■ GIVEN EXERCISE ■
Reproduce every line of the listing as written, apart from the pictures.

■ MATERIAL ■

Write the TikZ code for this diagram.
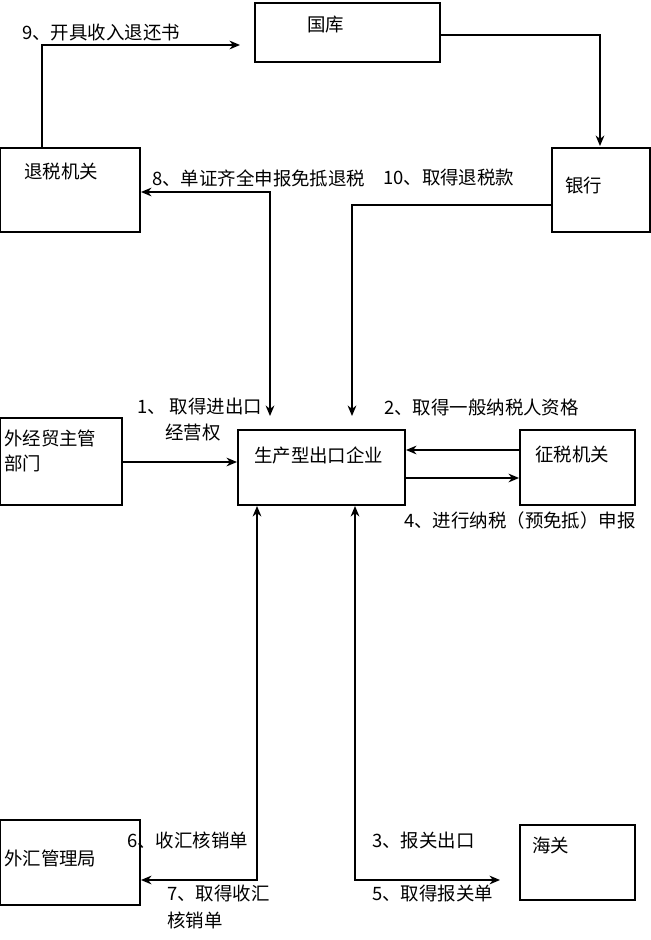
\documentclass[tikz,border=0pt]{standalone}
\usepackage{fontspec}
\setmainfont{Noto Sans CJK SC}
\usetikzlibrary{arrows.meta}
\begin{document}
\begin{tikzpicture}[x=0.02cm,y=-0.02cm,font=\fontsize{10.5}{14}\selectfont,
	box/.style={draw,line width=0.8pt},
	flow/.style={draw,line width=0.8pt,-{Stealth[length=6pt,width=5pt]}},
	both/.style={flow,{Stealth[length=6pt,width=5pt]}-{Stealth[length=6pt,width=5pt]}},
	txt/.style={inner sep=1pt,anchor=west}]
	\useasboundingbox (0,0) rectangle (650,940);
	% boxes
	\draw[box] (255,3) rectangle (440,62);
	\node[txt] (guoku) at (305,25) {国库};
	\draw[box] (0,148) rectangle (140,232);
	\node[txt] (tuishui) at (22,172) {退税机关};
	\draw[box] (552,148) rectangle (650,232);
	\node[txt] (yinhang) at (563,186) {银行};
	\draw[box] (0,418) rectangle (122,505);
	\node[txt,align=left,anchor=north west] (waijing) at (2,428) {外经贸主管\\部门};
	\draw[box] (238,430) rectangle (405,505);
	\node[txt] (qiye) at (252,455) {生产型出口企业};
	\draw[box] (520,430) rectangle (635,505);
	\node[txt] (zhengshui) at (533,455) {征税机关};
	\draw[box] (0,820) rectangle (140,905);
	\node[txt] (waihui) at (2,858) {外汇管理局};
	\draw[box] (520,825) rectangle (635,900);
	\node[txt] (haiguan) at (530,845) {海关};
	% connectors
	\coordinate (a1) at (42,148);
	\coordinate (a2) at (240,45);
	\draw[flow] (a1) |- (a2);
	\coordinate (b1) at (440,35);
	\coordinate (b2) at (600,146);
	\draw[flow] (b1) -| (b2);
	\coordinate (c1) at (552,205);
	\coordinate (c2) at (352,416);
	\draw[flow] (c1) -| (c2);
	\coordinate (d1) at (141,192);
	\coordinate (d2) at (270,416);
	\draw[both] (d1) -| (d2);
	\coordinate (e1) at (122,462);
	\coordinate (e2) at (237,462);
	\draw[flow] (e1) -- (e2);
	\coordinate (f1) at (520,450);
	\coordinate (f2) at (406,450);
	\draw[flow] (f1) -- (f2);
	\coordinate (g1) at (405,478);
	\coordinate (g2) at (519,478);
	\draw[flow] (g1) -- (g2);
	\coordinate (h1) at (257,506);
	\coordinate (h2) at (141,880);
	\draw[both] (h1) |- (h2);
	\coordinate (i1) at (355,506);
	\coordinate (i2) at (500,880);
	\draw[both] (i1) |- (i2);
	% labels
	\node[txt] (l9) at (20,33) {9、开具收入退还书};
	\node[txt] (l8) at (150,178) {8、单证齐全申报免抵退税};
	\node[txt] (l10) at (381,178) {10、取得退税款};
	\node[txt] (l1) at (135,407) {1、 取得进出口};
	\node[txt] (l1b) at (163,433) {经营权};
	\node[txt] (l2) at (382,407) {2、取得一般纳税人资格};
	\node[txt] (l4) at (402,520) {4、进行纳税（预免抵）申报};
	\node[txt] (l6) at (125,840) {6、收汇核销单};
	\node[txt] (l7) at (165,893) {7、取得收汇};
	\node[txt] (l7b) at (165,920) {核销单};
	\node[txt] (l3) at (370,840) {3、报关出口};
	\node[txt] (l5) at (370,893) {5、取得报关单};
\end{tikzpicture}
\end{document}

■ EXERCISE SOLUTION ■
Write the TikZ code for this diagram.
\documentclass[tikz,border=0pt]{standalone}
\usepackage{fontspec}
\setmainfont{Noto Sans CJK SC}
\usetikzlibrary{arrows.meta}
\begin{document}
\begin{tikzpicture}[x=0.02cm,y=-0.02cm,font=\fontsize{10.5}{14}\selectfont,
	box/.style={draw,line width=0.8pt},
	flow/.style={draw,line width=0.8pt,-{Stealth[length=6pt,width=5pt]}},
	both/.style={flow,{Stealth[length=6pt,width=5pt]}-{Stealth[length=6pt,width=5pt]}},
	txt/.style={inner sep=1pt,anchor=west}]
	\useasboundingbox (0,0) rectangle (650,940);
	% boxes
	\draw[box] (255,3) rectangle (440,62);
	\node[txt] (guoku) at (305,25) {国库};
	\draw[box] (0,148) rectangle (140,232);
	\node[txt] (tuishui) at (22,172) {退税机关};
	\draw[box] (552,148) rectangle (650,232);
	\node[txt] (yinhang) at (563,186) {银行};
	\draw[box] (0,418) rectangle (122,505);
	\node[txt,align=left,anchor=north west] (waijing) at (2,428) {外经贸主管\\部门};
	\draw[box] (238,430) rectangle (405,505);
	\node[txt] (qiye) at (252,455) {生产型出口企业};
	\draw[box] (520,430) rectangle (635,505);
	\node[txt] (zhengshui) at (533,455) {征税机关};
	\draw[box] (0,820) rectangle (140,905);
	\node[txt] (waihui) at (2,858) {外汇管理局};
	\draw[box] (520,825) rectangle (635,900);
	\node[txt] (haiguan) at (530,845) {海关};
	% connectors
	\coordinate (a1) at (42,148);
	\coordinate (a2) at (240,45);
	\draw[flow] (a1) |- (a2);
	\coordinate (b1) at (440,35);
	\coordinate (b2) at (600,146);
	\draw[flow] (b1) -| (b2);
	\coordinate (c1) at (552,205);
	\coordinate (c2) at (352,416);
	\draw[flow] (c1) -| (c2);
	\coordinate (d1) at (141,192);
	\coordinate (d2) at (270,416);
	\draw[both] (d1) -| (d2);
	\coordinate (e1) at (122,462);
	\coordinate (e2) at (237,462);
	\draw[flow] (e1) -- (e2);
	\coordinate (f1) at (520,450);
	\coordinate (f2) at (406,450);
	\draw[flow] (f1) -- (f2);
	\coordinate (g1) at (405,478);
	\coordinate (g2) at (519,478);
	\draw[flow] (g1) -- (g2);
	\coordinate (h1) at (257,506);
	\coordinate (h2) at (141,880);
	\draw[both] (h1) |- (h2);
	\coordinate (i1) at (355,506);
	\coordinate (i2) at (500,880);
	\draw[both] (i1) |- (i2);
	% labels
	\node[txt] (l9) at (20,33) {9、开具收入退还书};
	\node[txt] (l8) at (150,178) {8、单证齐全申报免抵退税};
	\node[txt] (l10) at (381,178) {10、取得退税款};
	\node[txt] (l1) at (135,407) {1、 取得进出口};
	\node[txt] (l1b) at (163,433) {经营权};
	\node[txt] (l2) at (382,407) {2、取得一般纳税人资格};
	\node[txt] (l4) at (402,520) {4、进行纳税（预免抵）申报};
	\node[txt] (l6) at (125,840) {6、收汇核销单};
	\node[txt] (l7) at (165,893) {7、取得收汇};
	\node[txt] (l7b) at (165,920) {核销单};
	\node[txt] (l3) at (370,840) {3、报关出口};
	\node[txt] (l5) at (370,893) {5、取得报关单};
\end{tikzpicture}
\end{document}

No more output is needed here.